Technology played a key role. A large-screen projection showed the music making from a variety of angles, with fleeting moments of latency, including a disorienting overhead camera shot that often transformed the movements of the musicians into choreography. The camera shots shifted so randomly that they became participants as much as the humans.

For Nebojsa Zivkovic’s ‘Trio per Uno’, in which three players shared a bass drum plus 20 others of their own, the dance master was not Busby Berkeley but hypnotically mechanized with the swagger at times of a drum and bugle corps without the bugles. In Peter Klatzow’s Etudes and Leigh Howard Stevens’ iconic ‘Rhythmic Caprice’, the cameras gave breathtaking looks at Ji Su Jung brushing, tickling, pounding, caressing and otherwise at play, at rest and pacing behind her eight-foot-long marimba, pausing in between only to consider her choice of sticks for the next part.

Nico Muhly’s ‘Big Time’ (c) Abbey Davis

The most substantial piece on the program was Nico Muhly’s ‘Big Time’, in which the sometimes-distorted shots of the musicians were an integral part of the musical adventure, while the merger of quartet and percussion suddenly made perfect sense. It began with the viola and cello singing a song punctuated by light tapping. At one point, sweet tendrils of sound led to exquisite little silences with the bongo signaling like the side drum in the second movement of Bartók’s Concerto for Orchestra.
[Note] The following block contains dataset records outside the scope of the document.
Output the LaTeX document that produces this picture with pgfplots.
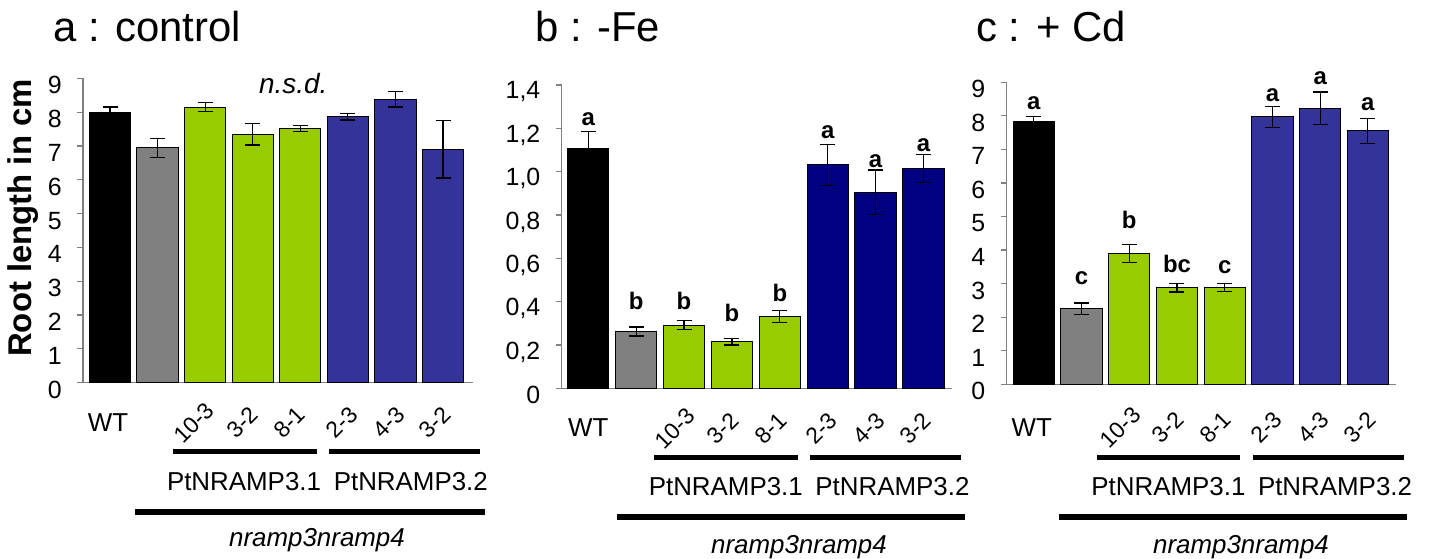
\documentclass[border=0pt]{standalone}
\usepackage{pgfplots}
\pgfplotsset{compat=1.18}
\usepackage{fontspec}
\setmainfont{Liberation Sans}
\usetikzlibrary{calc}
\definecolor{axgray}{RGB}{128,128,128}
\definecolor{cgreen}{RGB}{153,204,0}
\definecolor{cblue}{RGB}{51,51,153}
\definecolor{cnavy}{RGB}{0,0,128}
\definecolor{cgray}{RGB}{128,128,128}
\newcommand{\fsz}[1]{\fontsize{#1}{#1}\selectfont}
\pgfplotsset{
  panel/.style={scale only axis, axis x line*=bottom, axis y line*=left,
    xtick=\empty, ymin=0, clip=false,
    axis line style={draw=axgray, line width=0.6bp},
    ytick style={draw=axgray, line width=0.6bp},
    tick align=outside, major tick length=3bp,
    yticklabel style={font=\fsz{12.5}, inner sep=0pt, xshift=-7.5bp, yshift=-3.5bp}},
  bars/.style={ybar, bar width=20.65bp, draw=black, line width=0.5bp,
    error bars/y dir=both, error bars/y explicit,
    error bars/error bar style={black, line width=0.6bp},
    error bars/error mark options={rotate=90, mark size=3.75bp, black, line width=0.6bp}},
}
\tikzset{
  lett/.style={font=\bfseries\fsz{12}, anchor=base, inner sep=0pt},
  rotl/.style={font=\fsz{11.5}, rotate=45, anchor=center, inner sep=0pt},
}
\begin{document}
\begin{tikzpicture}
\path[use as bounding box] (0,0) rectangle (715.5bp,-279.5bp);
% titles
\node[anchor=base west, inner sep=0pt, font=\fsz{21}] at (26.5bp,-20.85bp) {a : control};
\node[anchor=base west, inner sep=0pt, font=\fsz{21}] at (267.5bp,-20.85bp) {b : -Fe};
\node[anchor=base west, inner sep=0pt, font=\fsz{21}] at (488bp,-20.85bp) {c : + Cd};
\node[rotate=90, font=\bfseries\fsz{16.5}, inner sep=0pt] at (11.5bp,-109bp) {Root length in cm};

% ---------- panel a ----------
\begin{axis}[panel, at={(41.5bp,-191.35bp)}, anchor=south west,
  width=195bp, height=152.2bp, xmin=-0.568, xmax=7.63, ymax=9,
  ytick={0,1,2,3,4,5,6,7,8,9}, yticklabels={0,1,2,3,4,5,6,7,8,9}]
\addplot[bars, fill=black] coordinates {(0,7.99) +- (0,0.16)};
\addplot[bars, fill=cgray] coordinates {(1,6.95) +- (0,0.28)};
\addplot[bars, fill=cgreen] coordinates {(2,8.15) +- (0,0.14) (3,7.35) +- (0,0.32) (4,7.52) +- (0,0.09)};
\addplot[bars, fill=cblue] coordinates {(5,7.87) +- (0,0.10) (6,8.38) +- (0,0.23) (7,6.90) +- (0,0.85)};
\node[font=\itshape\fsz{14}, anchor=base, inner sep=0pt] at (axis cs:3.85,8.56) {n.s.d.};
\node[font=\fsz{13}, inner sep=0pt] at ($(axis cs:0,0)+(-1bp,-19.7bp)$) {WT};
\node[rotl] at ($(axis cs:2,0)+(-5.5bp,-20bp)$) {10-3};
\node[rotl] at ($(axis cs:3,0)+(-5.3bp,-20bp)$) {3-2};
\node[rotl] at ($(axis cs:4,0)+(-5.5bp,-20bp)$) {8-1};
\node[rotl] at ($(axis cs:5,0)+(-3bp,-20bp)$) {2-3};
\node[rotl] at ($(axis cs:6,0)+(-3.3bp,-20bp)$) {4-3};
\node[rotl] at ($(axis cs:7,0)+(-4bp,-20bp)$) {3-2};
\end{axis}
\draw[line width=2.5bp] (86.5bp,-225.85bp) -- (158.5bp,-225.85bp);
\draw[line width=2.5bp] (164.5bp,-225.85bp) -- (240bp,-225.85bp);
\node[anchor=base west, inner sep=0pt, font=\fsz{13}] at (83.3bp,-245bp) {PtNRAMP3.1};
\node[anchor=base west, inner sep=0pt, font=\fsz{13}] at (166.7bp,-245bp) {PtNRAMP3.2};
\draw[line width=2.75bp] (67.5bp,-256bp) -- (242.5bp,-256bp);
\node[anchor=base, inner sep=0pt, font=\itshape\fsz{13}] at (158.5bp,-273.3bp) {nramp3nramp4};

% ---------- panel b ----------
\begin{axis}[panel, at={(280.85bp,-194.15bp)}, anchor=south west,
  width=195bp, height=151.65bp, xmin=-0.555, xmax=7.59, ymax=1.4,
  ytick={0,0.2,0.4,0.6,0.8,1.0,1.2,1.4},
  yticklabels={0,{0,2},{0,4},{0,6},{0,8},{1,0},{1,2},{1,4}}]
\addplot[bars, fill=black] coordinates {(0,1.105) +- (0,0.08)};
\addplot[bars, fill=cgray] coordinates {(1,0.262) +- (0,0.021)};
\addplot[bars, fill=cgreen] coordinates {(2,0.292) +- (0,0.02) (3,0.215) +- (0,0.015) (4,0.332) +- (0,0.028)};
\addplot[bars, fill=cnavy] coordinates {(5,1.031) +- (0,0.095) (6,0.905) +- (0,0.103) (7,1.015) +- (0,0.065)};
\node[lett] at (axis cs:0,1.214) {a};
\node[lett] at (axis cs:1,0.362) {b};
\node[lett] at (axis cs:2,0.362) {b};
\node[lett] at (axis cs:3,0.308) {b};
\node[lett] at (axis cs:4,0.400) {b};
\node[lett] at (axis cs:5,1.154) {a};
\node[lett] at (axis cs:6,1.020) {a};
\node[lett] at (axis cs:7,1.095) {a};
\node[font=\fsz{13}, inner sep=0pt] at ($(axis cs:0,0)+(0bp,-19.4bp)$) {WT};
\node[rotl] at ($(axis cs:2,0)+(-4.5bp,-20bp)$) {10-3};
\node[rotl] at ($(axis cs:3,0)+(-4.5bp,-20bp)$) {3-2};
\node[rotl] at ($(axis cs:4,0)+(-4.5bp,-20bp)$) {8-1};
\node[rotl] at ($(axis cs:5,0)+(-3bp,-20bp)$) {2-3};
\node[rotl] at ($(axis cs:6,0)+(-3.3bp,-20bp)$) {4-3};
\node[rotl] at ($(axis cs:7,0)+(-4bp,-20bp)$) {3-2};
\end{axis}
\draw[line width=2.5bp] (327bp,-228.5bp) -- (399bp,-228.5bp);
\draw[line width=2.5bp] (405bp,-228.5bp) -- (480.5bp,-228.5bp);
\node[anchor=base west, inner sep=0pt, font=\fsz{13}] at (324.2bp,-247.5bp) {PtNRAMP3.1};
\node[anchor=base west, inner sep=0pt, font=\fsz{13}] at (407.5bp,-247.5bp) {PtNRAMP3.2};
\draw[line width=2.75bp] (308.5bp,-258.5bp) -- (482.5bp,-258.5bp);
\node[anchor=base, inner sep=0pt, font=\itshape\fsz{13}] at (399.5bp,-276.5bp) {nramp3nramp4};

% ---------- panel c ----------
\begin{axis}[panel, at={(503.35bp,-192.15bp)}, anchor=south west,
  width=194.65bp, height=151bp, xmin=-0.568, xmax=7.59, ymax=9,
  ytick={0,1,2,3,4,5,6,7,8,9}, yticklabels={0,1,2,3,4,5,6,7,8,9}]
\addplot[bars, fill=black] coordinates {(0,7.84) +- (0,0.14)};
\addplot[bars, fill=cgray] coordinates {(1,2.255) +- (0,0.17)};
\addplot[bars, fill=cgreen] coordinates {(2,3.90) +- (0,0.26) (3,2.88) +- (0,0.13) (4,2.88) +- (0,0.12)};
\addplot[bars, fill=cblue] coordinates {(5,7.97) +- (0,0.31) (6,8.23) +- (0,0.48) (7,7.55) +- (0,0.38)};
\node[lett] at (axis cs:0,8.20) {a};
\node[lett] at (axis cs:1,2.96) {c};
\node[lett] at (axis cs:2,4.65) {b};
\node[lett] at (axis cs:3,3.33) {bc};
\node[lett] at (axis cs:4,3.31) {c};
\node[lett] at (axis cs:5,8.42) {a};
\node[lett] at (axis cs:6,8.94) {a};
\node[lett] at (axis cs:7,8.16) {a};
\node[font=\fsz{13}, inner sep=0pt] at ($(axis cs:0,0)+(-1bp,-21.5bp)$) {WT};
\node[rotl] at ($(axis cs:2,0)+(-4.5bp,-21.5bp)$) {10-3};
\node[rotl] at ($(axis cs:3,0)+(-4.5bp,-21.5bp)$) {3-2};
\node[rotl] at ($(axis cs:4,0)+(-4.5bp,-21.5bp)$) {8-1};
\node[rotl] at ($(axis cs:5,0)+(-3bp,-21.5bp)$) {2-3};
\node[rotl] at ($(axis cs:6,0)+(-3.3bp,-21.5bp)$) {4-3};
\node[rotl] at ($(axis cs:7,0)+(-4bp,-21.5bp)$) {3-2};
\end{axis}
\draw[line width=2.5bp] (548.5bp,-228.5bp) -- (620bp,-228.5bp);
\draw[line width=2.5bp] (626.5bp,-228.5bp) -- (702bp,-228.5bp);
\node[anchor=base west, inner sep=0pt, font=\fsz{13}] at (545.5bp,-247.5bp) {PtNRAMP3.1};
\node[anchor=base west, inner sep=0pt, font=\fsz{13}] at (628.8bp,-247.5bp) {PtNRAMP3.2};
\draw[line width=2.75bp] (529.5bp,-258.5bp) -- (703.5bp,-258.5bp);
\node[anchor=base, inner sep=0pt, font=\itshape\fsz{13}] at (620.5bp,-276.5bp) {nramp3nramp4};
\end{tikzpicture}
\end{document}
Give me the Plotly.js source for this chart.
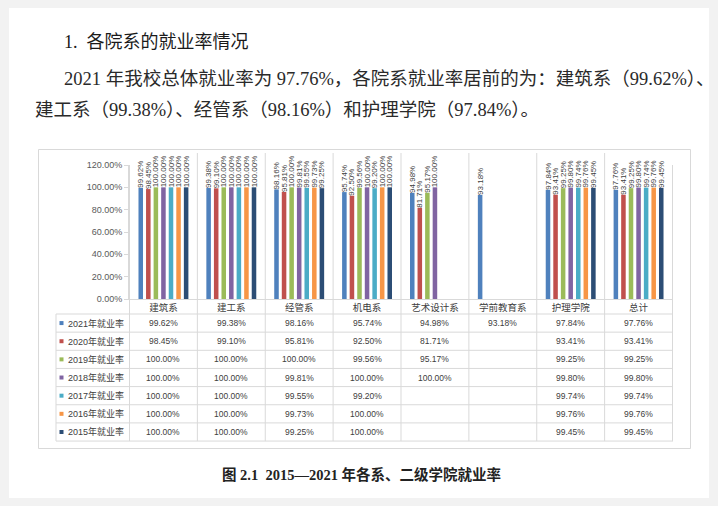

The end was haunted by fragmentary gestures.

In meditative solo sets by Derek Bermel and Keith Jarrett, and in William Bolcom’s very serious Piano Quintet No.2 with players from the Colorado Music Festival Orchestra, Christopher Taylor gave deeply involving performances in which he seemed to be continually stretching, absorbing and stretching some more in order to come closer to and retrieve the music’s core.